**Request:**
Only the lines from the one holding "Output the component" through the one holding "import * as" are to be retyped, exactly as they appear, with both boundary lines included.

[Records with drawing code]
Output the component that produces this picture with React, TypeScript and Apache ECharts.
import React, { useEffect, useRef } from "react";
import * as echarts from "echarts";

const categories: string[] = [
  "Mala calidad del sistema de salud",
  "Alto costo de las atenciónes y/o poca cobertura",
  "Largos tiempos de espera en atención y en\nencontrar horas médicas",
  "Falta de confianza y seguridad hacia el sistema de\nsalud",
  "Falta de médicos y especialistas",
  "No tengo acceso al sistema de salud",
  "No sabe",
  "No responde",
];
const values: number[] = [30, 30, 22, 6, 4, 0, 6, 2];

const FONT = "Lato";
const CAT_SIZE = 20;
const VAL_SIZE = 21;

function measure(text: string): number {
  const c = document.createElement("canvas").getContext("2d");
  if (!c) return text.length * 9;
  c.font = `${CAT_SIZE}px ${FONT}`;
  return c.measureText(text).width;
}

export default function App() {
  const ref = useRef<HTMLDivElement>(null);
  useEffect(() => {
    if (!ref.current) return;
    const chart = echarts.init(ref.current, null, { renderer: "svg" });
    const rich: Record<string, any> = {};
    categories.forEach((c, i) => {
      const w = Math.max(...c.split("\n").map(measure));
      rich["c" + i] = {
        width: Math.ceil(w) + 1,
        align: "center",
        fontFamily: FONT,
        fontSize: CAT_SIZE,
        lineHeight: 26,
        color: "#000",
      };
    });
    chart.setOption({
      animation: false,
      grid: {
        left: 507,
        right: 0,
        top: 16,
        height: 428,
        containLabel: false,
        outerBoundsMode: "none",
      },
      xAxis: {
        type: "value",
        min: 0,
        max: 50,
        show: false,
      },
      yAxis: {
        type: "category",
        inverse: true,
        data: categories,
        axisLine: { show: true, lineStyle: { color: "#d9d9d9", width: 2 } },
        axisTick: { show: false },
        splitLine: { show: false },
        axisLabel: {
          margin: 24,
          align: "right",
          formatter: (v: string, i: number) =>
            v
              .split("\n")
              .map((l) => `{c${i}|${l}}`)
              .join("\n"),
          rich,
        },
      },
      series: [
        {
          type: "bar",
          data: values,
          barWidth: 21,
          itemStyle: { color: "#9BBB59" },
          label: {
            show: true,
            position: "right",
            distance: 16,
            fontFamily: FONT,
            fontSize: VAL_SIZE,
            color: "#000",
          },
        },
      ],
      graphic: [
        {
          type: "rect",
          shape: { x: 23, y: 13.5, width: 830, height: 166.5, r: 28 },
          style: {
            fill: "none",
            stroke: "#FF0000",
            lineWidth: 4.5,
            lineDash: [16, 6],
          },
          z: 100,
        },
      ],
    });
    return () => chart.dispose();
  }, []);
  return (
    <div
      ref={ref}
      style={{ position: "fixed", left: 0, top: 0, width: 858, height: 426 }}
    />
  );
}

* * *

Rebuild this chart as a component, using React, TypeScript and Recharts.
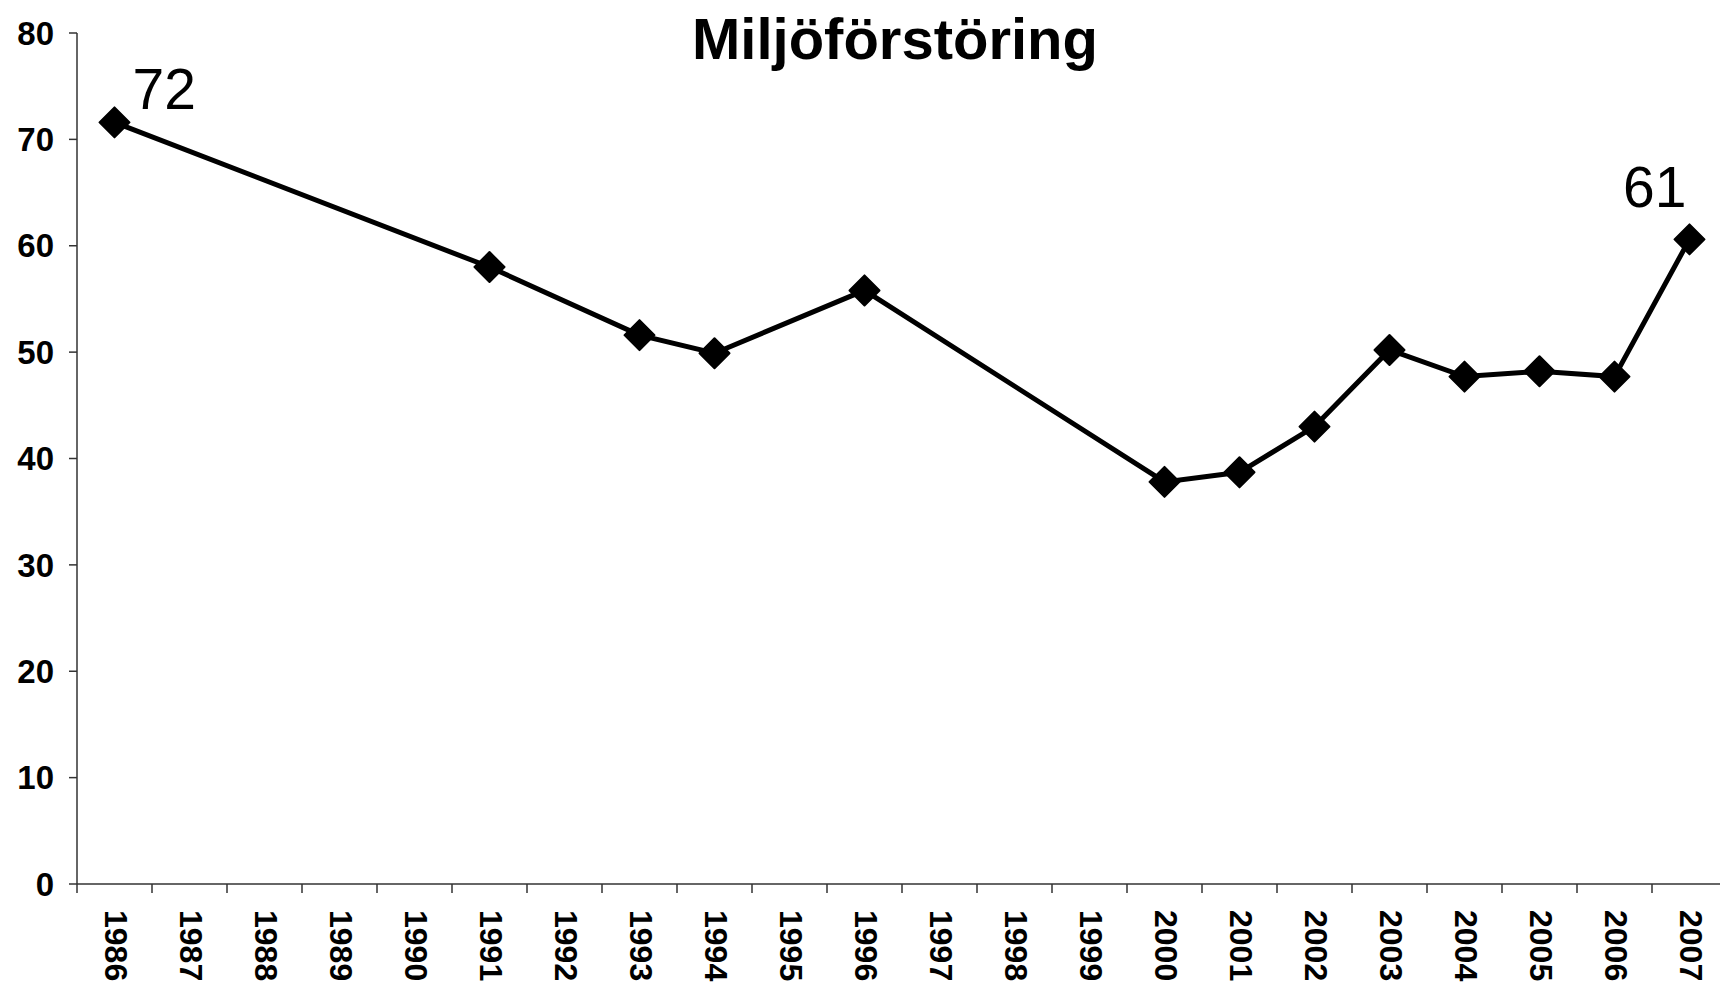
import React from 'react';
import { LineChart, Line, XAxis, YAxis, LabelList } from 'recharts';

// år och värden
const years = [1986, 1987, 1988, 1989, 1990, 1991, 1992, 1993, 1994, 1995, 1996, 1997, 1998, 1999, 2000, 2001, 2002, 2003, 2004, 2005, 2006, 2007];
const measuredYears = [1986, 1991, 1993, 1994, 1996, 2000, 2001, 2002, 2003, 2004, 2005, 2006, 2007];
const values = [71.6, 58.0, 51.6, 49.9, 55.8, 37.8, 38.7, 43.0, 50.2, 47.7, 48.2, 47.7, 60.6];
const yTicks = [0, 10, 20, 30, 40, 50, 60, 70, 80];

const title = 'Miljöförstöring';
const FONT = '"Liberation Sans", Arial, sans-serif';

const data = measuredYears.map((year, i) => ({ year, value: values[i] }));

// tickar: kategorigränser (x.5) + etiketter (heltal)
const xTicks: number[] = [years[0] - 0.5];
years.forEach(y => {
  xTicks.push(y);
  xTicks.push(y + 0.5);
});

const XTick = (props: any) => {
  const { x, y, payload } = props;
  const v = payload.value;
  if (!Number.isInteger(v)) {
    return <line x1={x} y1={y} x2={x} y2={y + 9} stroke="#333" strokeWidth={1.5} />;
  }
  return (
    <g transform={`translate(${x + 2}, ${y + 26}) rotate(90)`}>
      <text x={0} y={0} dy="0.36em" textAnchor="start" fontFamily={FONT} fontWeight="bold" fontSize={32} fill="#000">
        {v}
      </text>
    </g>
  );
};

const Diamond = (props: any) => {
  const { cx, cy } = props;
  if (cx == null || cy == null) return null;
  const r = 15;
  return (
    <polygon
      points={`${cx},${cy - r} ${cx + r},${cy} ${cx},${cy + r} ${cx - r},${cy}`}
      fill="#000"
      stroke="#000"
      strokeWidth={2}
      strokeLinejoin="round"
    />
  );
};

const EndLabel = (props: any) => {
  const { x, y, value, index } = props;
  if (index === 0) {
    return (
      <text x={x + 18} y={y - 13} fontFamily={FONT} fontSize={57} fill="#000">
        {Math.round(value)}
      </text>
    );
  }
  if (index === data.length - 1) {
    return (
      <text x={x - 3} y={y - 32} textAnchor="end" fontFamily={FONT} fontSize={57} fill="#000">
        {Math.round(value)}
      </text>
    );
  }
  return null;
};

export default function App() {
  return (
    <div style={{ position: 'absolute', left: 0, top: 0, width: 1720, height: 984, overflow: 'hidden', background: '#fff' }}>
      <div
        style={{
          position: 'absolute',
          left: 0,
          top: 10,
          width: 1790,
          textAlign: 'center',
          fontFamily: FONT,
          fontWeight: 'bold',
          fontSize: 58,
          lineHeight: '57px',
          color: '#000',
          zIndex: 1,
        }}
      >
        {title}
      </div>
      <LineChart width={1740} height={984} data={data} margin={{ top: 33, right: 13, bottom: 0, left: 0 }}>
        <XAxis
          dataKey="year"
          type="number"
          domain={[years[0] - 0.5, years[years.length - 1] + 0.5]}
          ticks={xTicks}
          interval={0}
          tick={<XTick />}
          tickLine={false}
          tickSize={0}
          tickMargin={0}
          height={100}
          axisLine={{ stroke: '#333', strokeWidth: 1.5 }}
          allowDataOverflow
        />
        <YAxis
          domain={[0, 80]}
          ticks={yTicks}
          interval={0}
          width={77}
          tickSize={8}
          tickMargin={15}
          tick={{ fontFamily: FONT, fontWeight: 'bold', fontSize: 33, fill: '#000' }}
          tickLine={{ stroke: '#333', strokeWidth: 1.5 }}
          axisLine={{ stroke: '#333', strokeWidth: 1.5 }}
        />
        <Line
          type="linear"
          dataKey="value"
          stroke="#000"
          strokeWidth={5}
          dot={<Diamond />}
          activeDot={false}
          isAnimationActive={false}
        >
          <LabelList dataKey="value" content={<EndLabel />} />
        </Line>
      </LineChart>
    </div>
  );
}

* * *

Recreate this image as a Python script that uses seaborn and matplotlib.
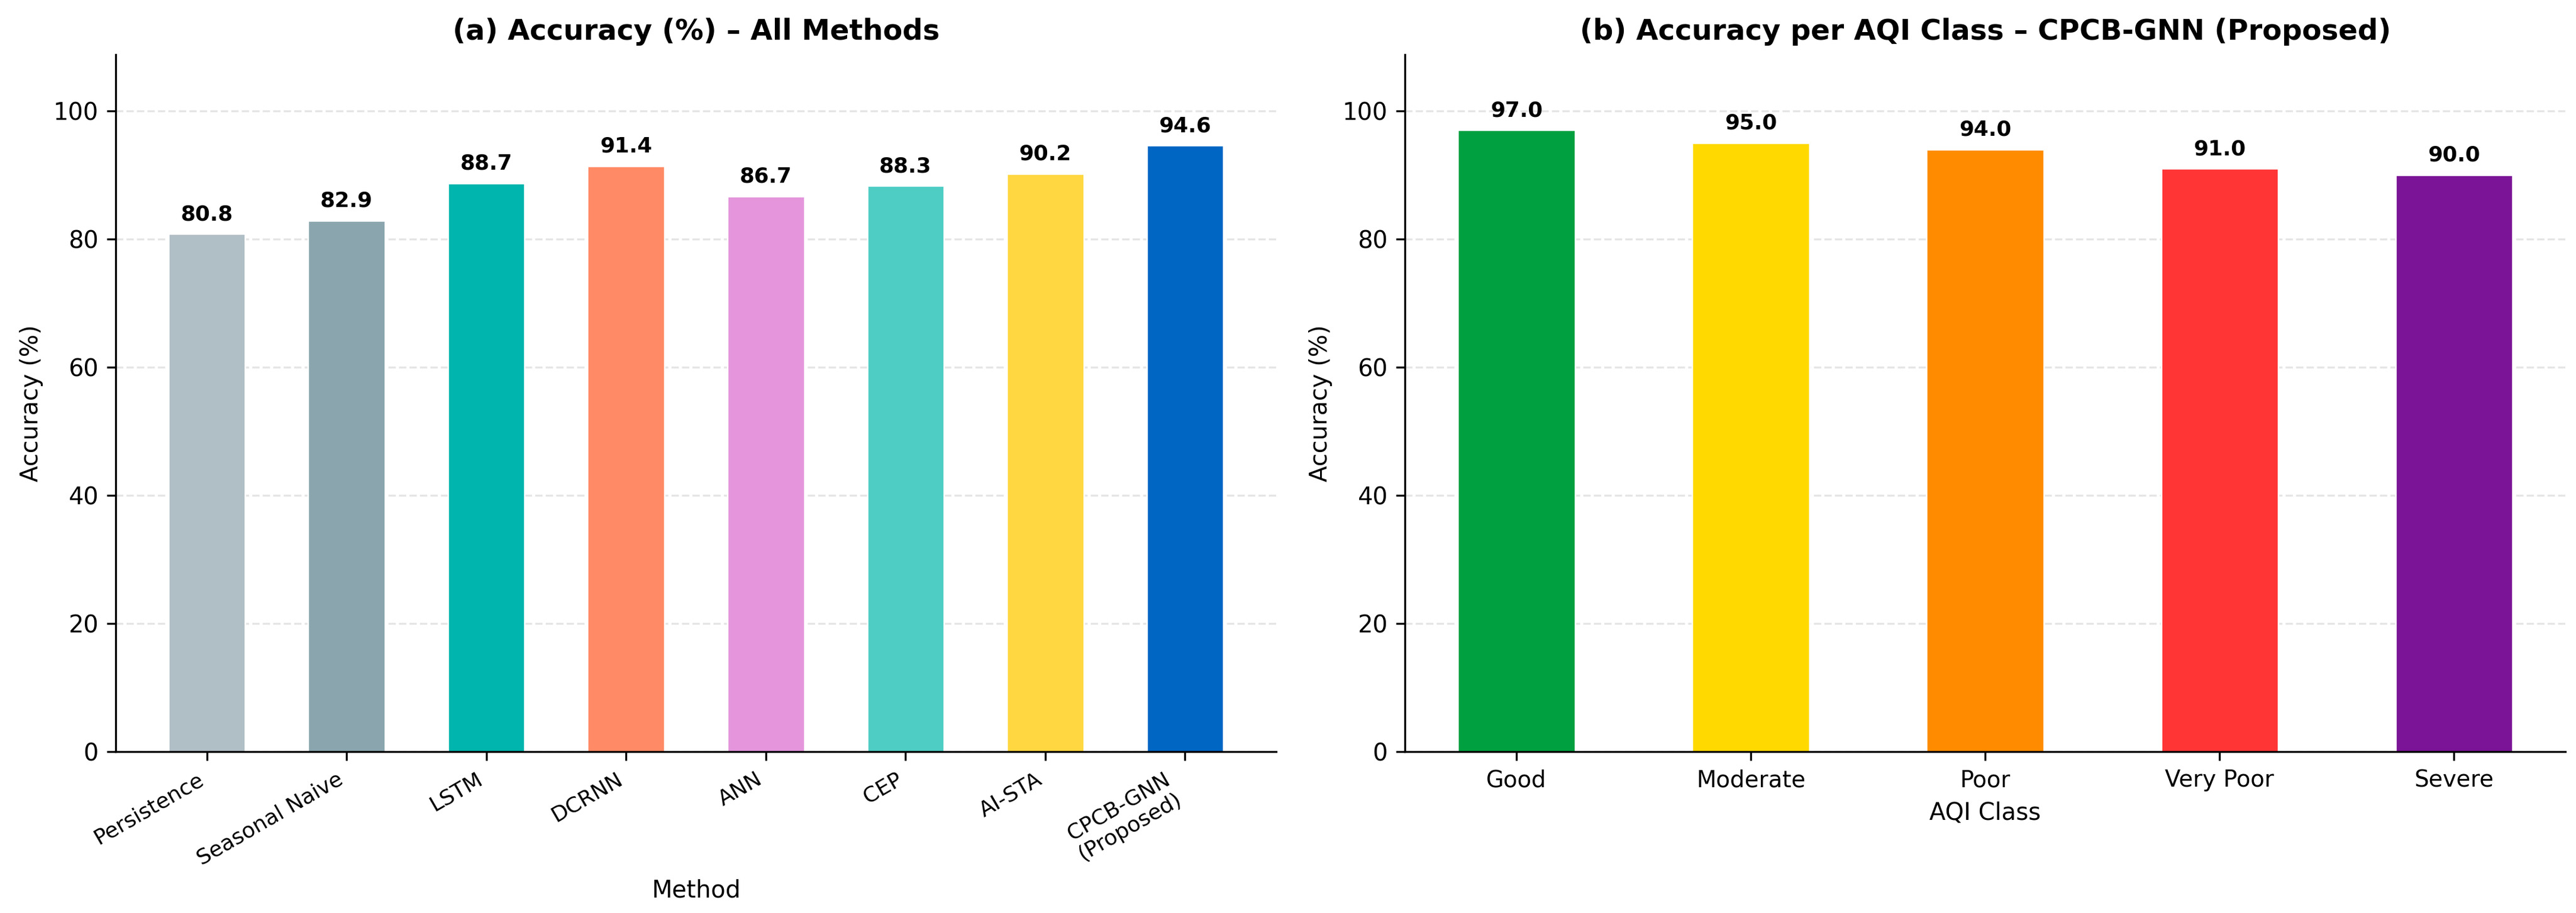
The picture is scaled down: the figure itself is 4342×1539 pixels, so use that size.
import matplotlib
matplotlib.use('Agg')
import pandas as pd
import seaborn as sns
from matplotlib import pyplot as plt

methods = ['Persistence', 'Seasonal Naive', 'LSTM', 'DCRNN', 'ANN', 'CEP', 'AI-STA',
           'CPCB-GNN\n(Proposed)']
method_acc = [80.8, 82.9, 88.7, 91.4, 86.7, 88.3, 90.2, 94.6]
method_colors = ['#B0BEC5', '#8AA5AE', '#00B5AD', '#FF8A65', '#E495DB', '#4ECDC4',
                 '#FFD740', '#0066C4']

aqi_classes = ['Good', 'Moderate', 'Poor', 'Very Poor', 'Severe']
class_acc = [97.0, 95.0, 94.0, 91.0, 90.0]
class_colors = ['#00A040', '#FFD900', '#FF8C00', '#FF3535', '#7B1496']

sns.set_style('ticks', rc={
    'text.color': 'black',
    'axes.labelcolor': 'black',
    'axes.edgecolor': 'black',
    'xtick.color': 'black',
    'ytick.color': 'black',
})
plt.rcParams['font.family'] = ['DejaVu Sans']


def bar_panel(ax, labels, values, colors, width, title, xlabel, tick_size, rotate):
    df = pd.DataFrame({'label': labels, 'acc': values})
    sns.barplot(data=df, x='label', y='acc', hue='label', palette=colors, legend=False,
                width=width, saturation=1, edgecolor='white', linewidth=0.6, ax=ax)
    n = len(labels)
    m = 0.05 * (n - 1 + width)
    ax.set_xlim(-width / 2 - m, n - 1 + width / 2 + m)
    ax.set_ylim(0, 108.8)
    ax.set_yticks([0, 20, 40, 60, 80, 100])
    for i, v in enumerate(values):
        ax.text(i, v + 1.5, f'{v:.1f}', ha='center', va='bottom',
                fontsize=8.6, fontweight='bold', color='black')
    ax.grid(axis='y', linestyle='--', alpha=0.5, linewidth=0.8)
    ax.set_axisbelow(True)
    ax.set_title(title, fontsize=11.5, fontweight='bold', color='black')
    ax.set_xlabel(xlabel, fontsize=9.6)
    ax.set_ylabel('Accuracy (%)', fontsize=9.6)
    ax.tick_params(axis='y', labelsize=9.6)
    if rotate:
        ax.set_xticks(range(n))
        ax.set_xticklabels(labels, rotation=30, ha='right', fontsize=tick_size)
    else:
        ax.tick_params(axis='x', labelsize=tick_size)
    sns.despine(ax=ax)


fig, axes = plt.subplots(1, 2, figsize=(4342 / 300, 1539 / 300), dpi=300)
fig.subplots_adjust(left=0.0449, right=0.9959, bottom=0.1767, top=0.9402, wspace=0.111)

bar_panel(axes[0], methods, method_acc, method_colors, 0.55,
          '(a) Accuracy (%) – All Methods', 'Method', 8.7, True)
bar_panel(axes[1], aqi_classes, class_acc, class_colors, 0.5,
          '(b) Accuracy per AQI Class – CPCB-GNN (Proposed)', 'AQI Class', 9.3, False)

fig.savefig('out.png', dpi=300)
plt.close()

**Answer for this exercise:**
Output the component that produces this picture with React, TypeScript and Apache ECharts.
import React, { useEffect, useRef } from "react";
import * as echarts from "echarts";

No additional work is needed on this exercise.